Davalı idare vekili, savcılığın el konulan eşyanın malike iadesine dair yazısının herhangi bir bedel içermediğinden ödenmesi gereken meblağın 5607 sayılı Kaçakçılıkla Mücadele Kanunu ve Tasfiye Yönetmeliğinin 31 ve 64. maddeleri uyarınca mevzuatın ön gördüğü şekilde belirlenmek suretiyle ödendiğini, davacı tarafından yapılan takibe bu nedenle itiraz ettiklerini ve ödeme belgelerini ibraz ettiklerini belirtilerek, davanın reddi gerektiğini savunmuştur.
Mahkemece, alınan bilirkişi raporuna dayanılarak davanın kısmen kabulüne dair verilen ilk karar, Dairemizce ilgili yasal düzenleme ve uyuşmazlığın niteliği ile talebe dayanak oluşturan alacağın koruma tedbiri nedeniyle tazminat istemine ilişkin olması birlikte gözetildiğinde, alacağın mevcudiyeti ve talep edilebilirliğini usulünce inceleme ve sonuçlandırma görevinin ağır ceza mahkemesine ait olduğu; dava konusu istemin ilamsız icra takibine konu edilemeyeceğinden itirazın iptali davasına da konu edilemeyeceği gerekçesiyle usulden reddedilmek üzere, hükmün bozulmasına karar verilmiş; yerel mahkemece bozma ilamına uyularak asıl ve birleşen davanın usulden reddine karar verilmiştir.
Yerel mahkemece, asıl ve birleşen davanın usulden reddine karar verildiğine göre; asıl dava yönünden de hükmedilecek vekalet ücreti hüküm tarihinde yürürlükte bulunan Avukatlık Asgari Ücret tarifesine göre tarifenin ikinci kısım ikinci bölümünde tespit edilen maktu vekalet ücretini geçemeyecektir.
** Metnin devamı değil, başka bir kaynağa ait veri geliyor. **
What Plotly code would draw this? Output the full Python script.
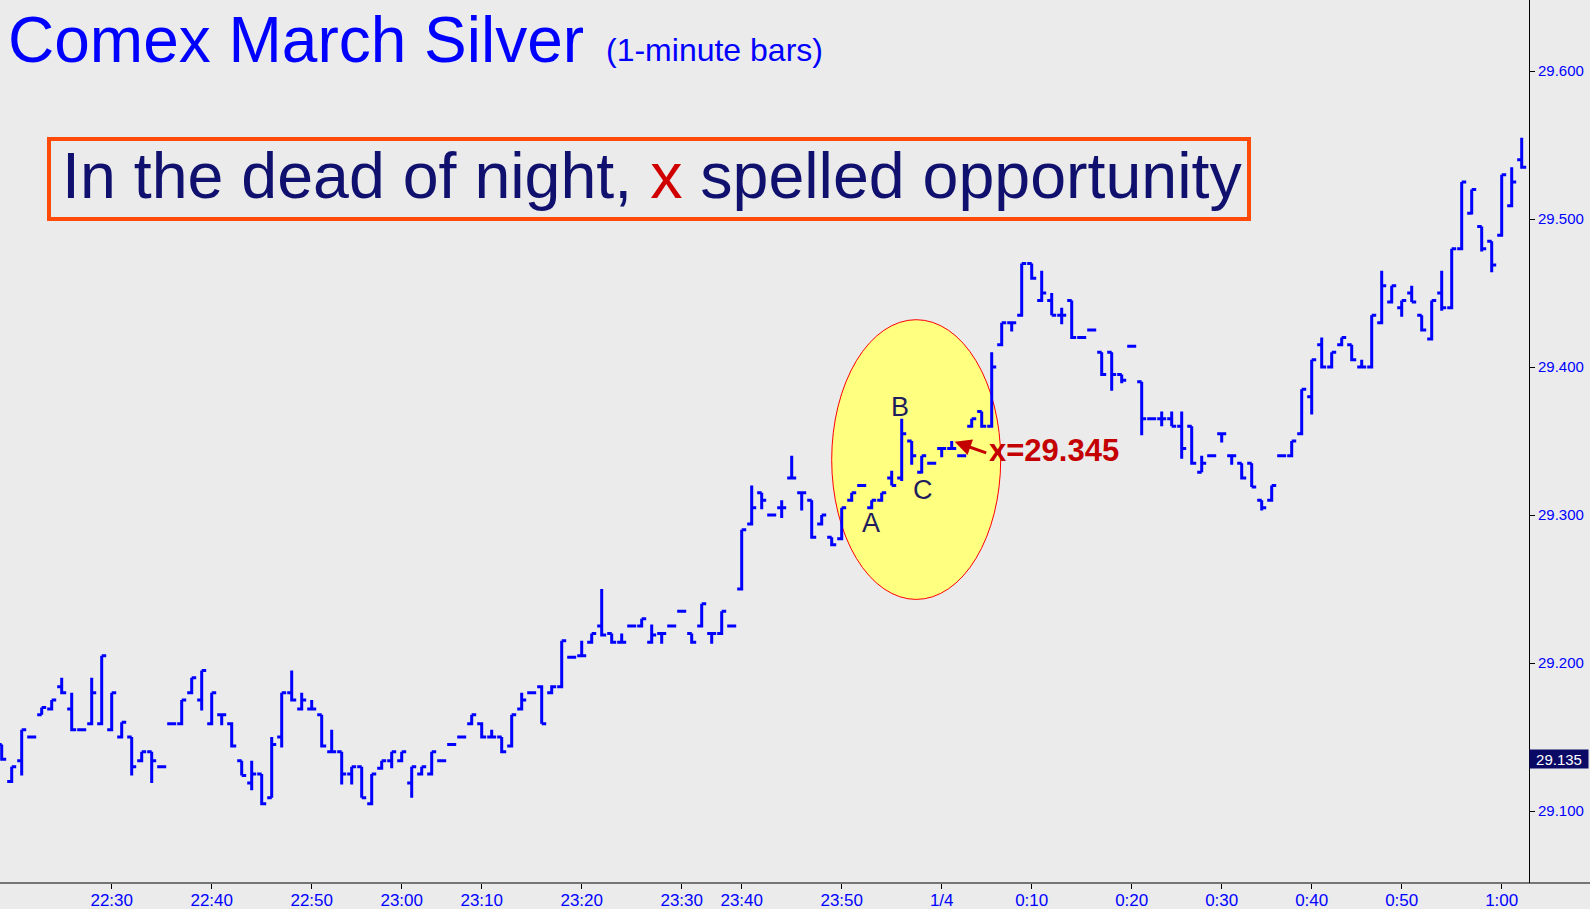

Açıklanan bu düzenlemeye aykırı olarak, 9.701,12 TL nispi vekalet ücretinin davacıdan tahsiline dair verilen karar usul ve yasaya uygun düşmediğinden kararın bozulması gerekirse de belirlenen bu yanılgının giderilmesi yeniden yargılamayı gerektirmediğinden Hukuk Usulü Muhakemeleri Yasası"nın 438/son maddesi gereğince kararın düzeltilerek onanması uygun görülmüştür.
SONUÇ: Temyiz edilen kararın yukarıda gösterilen nedenle hüküm fıkrasının 4. bendinde avukatlık ücreti takdirine ilişkin "Mahkememiz esas dosyasında, AAÜT gereğince hesaplanan 9.701,12 TL vekalet ücretinin davacıdan alınarak davalıya verilmesine," şeklindeki sözcük dizelerinden " 9.701,12" rakamlarının çıkartılarak yerine "2.725,00" rakamlarının yazılmasına, davacının diğer temyiz itirazlarının ilk bentte gösterilen nedenlerle reddiyle düzeltilmiş bu biçiminin ONANMASINA ve peşin alının harcın istek halinde geri verilmesine 20/01/2020 gününde oy birliğiyle karar verildi.